**Task to carry out**
Without the pictures, set down every line of the data exactly.
**** Supplied data ****
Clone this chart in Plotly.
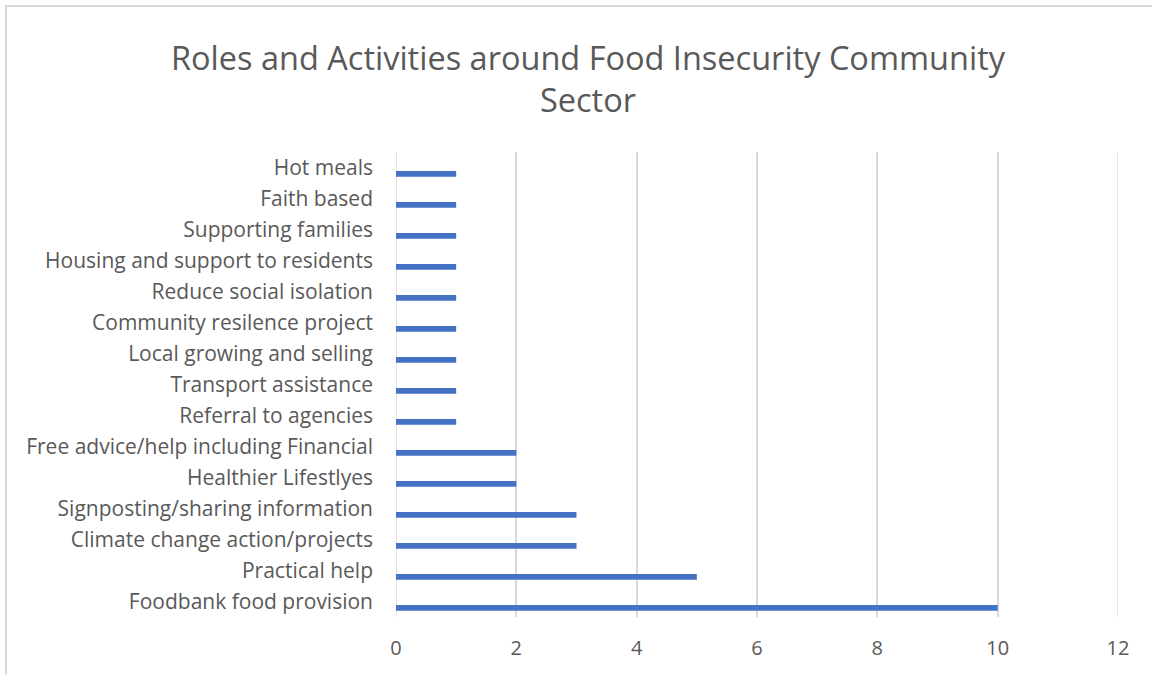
import plotly.graph_objects as go

categories = [
    "Foodbank food provision",
    "Practical help",
    "Climate change action/projects",
    "Signposting/sharing information",
    "Healthier Lifestlyes",
    "Free advice/help including Financial",
    "Referral to agencies",
    "Transport assistance",
    "Local growing and selling",
    "Community resilence project",
    "Reduce social isolation",
    "Housing and support to residents",
    "Supporting families",
    "Faith based",
    "Hot meals",
]
values = [10, 5, 3, 3, 2, 2, 1, 1, 1, 1, 1, 1, 1, 1, 1]
x_ticks = [0, 2, 4, 6, 8, 10, 12]

W, H = 1152, 675
L, R, T, B = 396, 34, 152, 58
FONT = "Open Sans"
GREY = "#595959"
GRID = "#D9D9D9"

fig = go.Figure(
    go.Bar(
        x=values,
        y=categories,
        orientation="h",
        marker=dict(color="#4472C4", line=dict(width=0)),
        width=0.19,
        offset=-0.30,
    )
)

shapes = [
    dict(
        type="rect",
        xref="paper",
        yref="paper",
        x0=(6 - L) / (W - L - R),
        x1=(1200 - L) / (W - L - R),
        y0=(H - B - 720) / (H - T - B),
        y1=(H - B - 6) / (H - T - B),
        line=dict(color=GRID, width=2),
        fillcolor="rgba(0,0,0,0)",
        layer="below",
    )
]
for xv in (x_ticks[0], x_ticks[-1]):
    shapes.append(
        dict(
            type="line",
            xref="x",
            yref="paper",
            x0=xv, x1=xv, y0=0, y1=1,
            line=dict(color=GRID, width=1.5),
            layer="below",
        )
    )

fig.update_layout(
    width=W,
    height=H,
    margin=dict(l=L, r=R, t=T, b=B),
    paper_bgcolor="white",
    plot_bgcolor="white",
    showlegend=False,
    font=dict(family=FONT, color=GREY),
    title=dict(
        text="Roles and Activities around Food Insecurity Community<br>Sector",
        x=588 / W,
        xanchor="center",
        y=1 - 70 / H,
        yanchor="top",
        font=dict(family=FONT, size=32.5, color=GREY),
    ),
    xaxis=dict(
        range=[0, 12],
        tickvals=x_ticks,
        showgrid=True,
        gridcolor=GRID,
        gridwidth=1.5,
        zeroline=False,
        showline=False,
        ticks="",
        ticklabelstandoff=17,
        tickfont=dict(family=FONT, size=20, color=GREY),
        fixedrange=True,
    ),
    yaxis=dict(
        type="category",
        categoryorder="array",
        categoryarray=categories,
        showgrid=False,
        zeroline=False,
        showline=False,
        ticks="",
        ticklabelstandoff=22,
        tickfont=dict(family=FONT, size=21, color=GREY),
    ),
    shapes=shapes,
)

fig.write_html("out.html")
****
**Worked solution**
Clone this chart in Plotly.
import plotly.graph_objects as go

categories = [
    "Foodbank food provision",
    "Practical help",
    "Climate change action/projects",
    "Signposting/sharing information",
    "Healthier Lifestlyes",
    "Free advice/help including Financial",
    "Referral to agencies",
    "Transport assistance",
    "Local growing and selling",
    "Community resilence project",
    "Reduce social isolation",
    "Housing and support to residents",
    "Supporting families",
    "Faith based",
    "Hot meals",
]
values = [10, 5, 3, 3, 2, 2, 1, 1, 1, 1, 1, 1, 1, 1, 1]
x_ticks = [0, 2, 4, 6, 8, 10, 12]

W, H = 1152, 675
L, R, T, B = 396, 34, 152, 58
FONT = "Open Sans"
GREY = "#595959"
GRID = "#D9D9D9"

fig = go.Figure(
    go.Bar(
        x=values,
        y=categories,
        orientation="h",
        marker=dict(color="#4472C4", line=dict(width=0)),
        width=0.19,
        offset=-0.30,
    )
)

shapes = [
    dict(
        type="rect",
        xref="paper",
        yref="paper",
        x0=(6 - L) / (W - L - R),
        x1=(1200 - L) / (W - L - R),
        y0=(H - B - 720) / (H - T - B),
        y1=(H - B - 6) / (H - T - B),
        line=dict(color=GRID, width=2),
        fillcolor="rgba(0,0,0,0)",
        layer="below",
    )
]
for xv in (x_ticks[0], x_ticks[-1]):
    shapes.append(
        dict(
            type="line",
            xref="x",
            yref="paper",
            x0=xv, x1=xv, y0=0, y1=1,
            line=dict(color=GRID, width=1.5),
            layer="below",
        )
    )

fig.update_layout(
    width=W,
    height=H,
    margin=dict(l=L, r=R, t=T, b=B),
    paper_bgcolor="white",
    plot_bgcolor="white",
    showlegend=False,
    font=dict(family=FONT, color=GREY),
    title=dict(
        text="Roles and Activities around Food Insecurity Community<br>Sector",
        x=588 / W,
        xanchor="center",
        y=1 - 70 / H,
        yanchor="top",
        font=dict(family=FONT, size=32.5, color=GREY),
    ),
    xaxis=dict(
        range=[0, 12],
        tickvals=x_ticks,
        showgrid=True,
        gridcolor=GRID,
        gridwidth=1.5,
        zeroline=False,
        showline=False,
        ticks="",
        ticklabelstandoff=17,
        tickfont=dict(family=FONT, size=20, color=GREY),
        fixedrange=True,
    ),
    yaxis=dict(
        type="category",
        categoryorder="array",
        categoryarray=categories,
        showgrid=False,
        zeroline=False,
        showline=False,
        ticks="",
        ticklabelstandoff=22,
        tickfont=dict(family=FONT, size=21, color=GREY),
    ),
    shapes=shapes,
)

fig.write_html("out.html")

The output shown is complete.